Range for Group A Workout Duration is:65
Interquartile Range (IQR) for Group A Workout Duration is:26.0
Variance for Group A Workout Duration is:382.3344
Standard Deviation for Group A Workout Duration is:19.55337311054029


**Task 4: Dispersion Analysis for Group B**
- Explore the range, interquartile range (IQR), variance, and standard deviation for the intensity rating in Group B.
- Apply measures of dispersion to assess and quantify the spread of intensity rating data.

In [None]:
## CODE GOES HERE
import numpy as np

# Intensity rating data for Group B
intensity_rating= group_b_data['intensity_rating']

# Calculate range
range = np.ptp(intensity_rating)

# Calculate interquartile range (IQR)
q0, q1 = np.percentile(intensity_rating, [40 ,30])
iqr = q0 - q1

# Calculate variance
variance= np.var(intensity_rating)

# Calculate standard deviation
std_dev= np.std(intensity_rating)

# Display the results
print(f"Range for Group B Intensity Rating is:{range}")
print(f"Interquartile Range (IQR) for Group B Intensity Rating is:{iqr}")
print(f"Variance for Group B Intensity Rating is: {variance}")
print(f"Standard Deviation for Group B Intensity Rating is: {std_dev}")

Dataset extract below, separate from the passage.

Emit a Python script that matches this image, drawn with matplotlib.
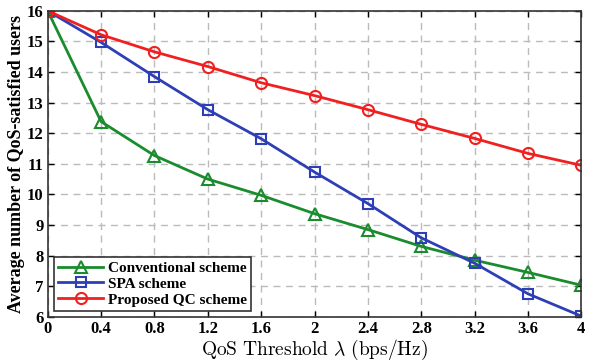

Range for Group B Intensity Rating is:8
Interquartile Range (IQR) for Group B Intensity Rating is:1.0
Variance for Group B Intensity Rating is: 7.0384
Standard Deviation for Group B Intensity Rating is: 2.6529983038064686


## Summary

In the PulsePrecision Fitness Analytics Lab, we actively engaged with diverse fitness datasets, calculating the mean, median, and mode for step count and calories burned, unveiling the distinctive central tendencies within each client group. Navigating dispersion analysis, we explored the range, interquartile range (IQR), variance, and standard deviation, gaining valuable insights into the spread of workout duration and intensity rating data. Through this hands-on journey, we refined our analytical skills, recognizing the impactful role of data in crafting personalized fitness plans. As we wrap up this lab, we anticipate the upcoming lesson, where we'll explore deeper into the dynamic connections between variables with covariance and correlation.